• WRITTEN TASK
Will you output all of the data below exactly, omitting the images?

• SOURCE DATA
-- start --

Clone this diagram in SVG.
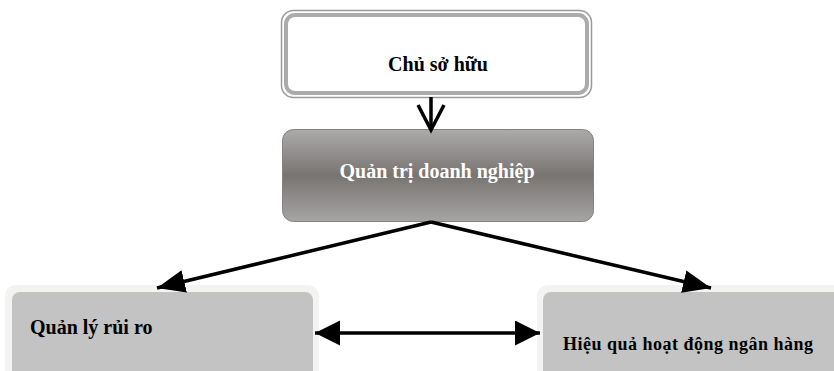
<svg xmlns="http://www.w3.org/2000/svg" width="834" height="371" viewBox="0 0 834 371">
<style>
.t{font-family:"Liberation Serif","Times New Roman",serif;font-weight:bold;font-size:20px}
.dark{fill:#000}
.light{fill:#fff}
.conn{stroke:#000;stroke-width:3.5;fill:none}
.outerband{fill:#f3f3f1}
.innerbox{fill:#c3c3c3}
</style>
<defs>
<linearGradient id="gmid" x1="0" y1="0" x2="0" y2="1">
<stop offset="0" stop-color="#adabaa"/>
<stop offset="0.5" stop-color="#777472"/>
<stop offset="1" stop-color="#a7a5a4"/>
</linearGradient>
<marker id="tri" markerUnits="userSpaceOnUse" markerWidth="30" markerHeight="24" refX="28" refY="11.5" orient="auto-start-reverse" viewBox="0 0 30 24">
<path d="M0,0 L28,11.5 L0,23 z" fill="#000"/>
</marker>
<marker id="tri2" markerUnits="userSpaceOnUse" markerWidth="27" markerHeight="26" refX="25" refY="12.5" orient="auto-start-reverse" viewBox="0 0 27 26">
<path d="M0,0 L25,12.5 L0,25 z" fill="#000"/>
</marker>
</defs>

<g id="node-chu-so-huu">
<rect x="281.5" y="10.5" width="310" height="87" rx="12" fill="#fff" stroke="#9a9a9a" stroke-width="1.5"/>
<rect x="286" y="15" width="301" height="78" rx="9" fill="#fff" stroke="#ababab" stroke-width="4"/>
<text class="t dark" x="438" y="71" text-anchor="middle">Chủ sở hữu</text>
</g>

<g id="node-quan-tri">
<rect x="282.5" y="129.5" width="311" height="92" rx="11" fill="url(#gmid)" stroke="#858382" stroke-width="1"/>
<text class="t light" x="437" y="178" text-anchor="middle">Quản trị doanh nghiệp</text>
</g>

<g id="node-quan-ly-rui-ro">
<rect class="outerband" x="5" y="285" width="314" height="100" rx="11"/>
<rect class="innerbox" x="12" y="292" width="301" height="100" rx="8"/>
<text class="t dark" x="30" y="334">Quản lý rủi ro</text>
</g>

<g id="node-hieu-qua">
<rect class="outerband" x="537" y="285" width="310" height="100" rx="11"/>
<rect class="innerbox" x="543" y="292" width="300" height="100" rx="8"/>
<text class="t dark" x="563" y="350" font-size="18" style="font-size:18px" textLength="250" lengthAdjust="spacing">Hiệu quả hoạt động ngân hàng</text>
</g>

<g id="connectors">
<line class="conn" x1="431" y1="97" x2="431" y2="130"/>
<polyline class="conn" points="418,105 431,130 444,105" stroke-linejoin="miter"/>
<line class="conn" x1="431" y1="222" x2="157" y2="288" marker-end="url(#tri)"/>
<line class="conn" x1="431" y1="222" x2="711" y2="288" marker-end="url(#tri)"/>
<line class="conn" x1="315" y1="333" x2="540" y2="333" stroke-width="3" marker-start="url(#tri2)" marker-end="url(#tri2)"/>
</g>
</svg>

-- end --

• RESULT
Clone this diagram in SVG.
<svg xmlns="http://www.w3.org/2000/svg" width="834" height="371" viewBox="0 0 834 371">
<style>
.t{font-family:"Liberation Serif","Times New Roman",serif;font-weight:bold;font-size:20px}
.dark{fill:#000}
.light{fill:#fff}
.conn{stroke:#000;stroke-width:3.5;fill:none}
.outerband{fill:#f3f3f1}
.innerbox{fill:#c3c3c3}
</style>
<defs>
<linearGradient id="gmid" x1="0" y1="0" x2="0" y2="1">
<stop offset="0" stop-color="#adabaa"/>
<stop offset="0.5" stop-color="#777472"/>
<stop offset="1" stop-color="#a7a5a4"/>
</linearGradient>
<marker id="tri" markerUnits="userSpaceOnUse" markerWidth="30" markerHeight="24" refX="28" refY="11.5" orient="auto-start-reverse" viewBox="0 0 30 24">
<path d="M0,0 L28,11.5 L0,23 z" fill="#000"/>
</marker>
<marker id="tri2" markerUnits="userSpaceOnUse" markerWidth="27" markerHeight="26" refX="25" refY="12.5" orient="auto-start-reverse" viewBox="0 0 27 26">
<path d="M0,0 L25,12.5 L0,25 z" fill="#000"/>
</marker>
</defs>

<g id="node-chu-so-huu">
<rect x="281.5" y="10.5" width="310" height="87" rx="12" fill="#fff" stroke="#9a9a9a" stroke-width="1.5"/>
<rect x="286" y="15" width="301" height="78" rx="9" fill="#fff" stroke="#ababab" stroke-width="4"/>
<text class="t dark" x="438" y="71" text-anchor="middle">Chủ sở hữu</text>
</g>

<g id="node-quan-tri">
<rect x="282.5" y="129.5" width="311" height="92" rx="11" fill="url(#gmid)" stroke="#858382" stroke-width="1"/>
<text class="t light" x="437" y="178" text-anchor="middle">Quản trị doanh nghiệp</text>
</g>

<g id="node-quan-ly-rui-ro">
<rect class="outerband" x="5" y="285" width="314" height="100" rx="11"/>
<rect class="innerbox" x="12" y="292" width="301" height="100" rx="8"/>
<text class="t dark" x="30" y="334">Quản lý rủi ro</text>
</g>

<g id="node-hieu-qua">
<rect class="outerband" x="537" y="285" width="310" height="100" rx="11"/>
<rect class="innerbox" x="543" y="292" width="300" height="100" rx="8"/>
<text class="t dark" x="563" y="350" font-size="18" style="font-size:18px" textLength="250" lengthAdjust="spacing">Hiệu quả hoạt động ngân hàng</text>
</g>

<g id="connectors">
<line class="conn" x1="431" y1="97" x2="431" y2="130"/>
<polyline class="conn" points="418,105 431,130 444,105" stroke-linejoin="miter"/>
<line class="conn" x1="431" y1="222" x2="157" y2="288" marker-end="url(#tri)"/>
<line class="conn" x1="431" y1="222" x2="711" y2="288" marker-end="url(#tri)"/>
<line class="conn" x1="315" y1="333" x2="540" y2="333" stroke-width="3" marker-start="url(#tri2)" marker-end="url(#tri2)"/>
</g>
</svg>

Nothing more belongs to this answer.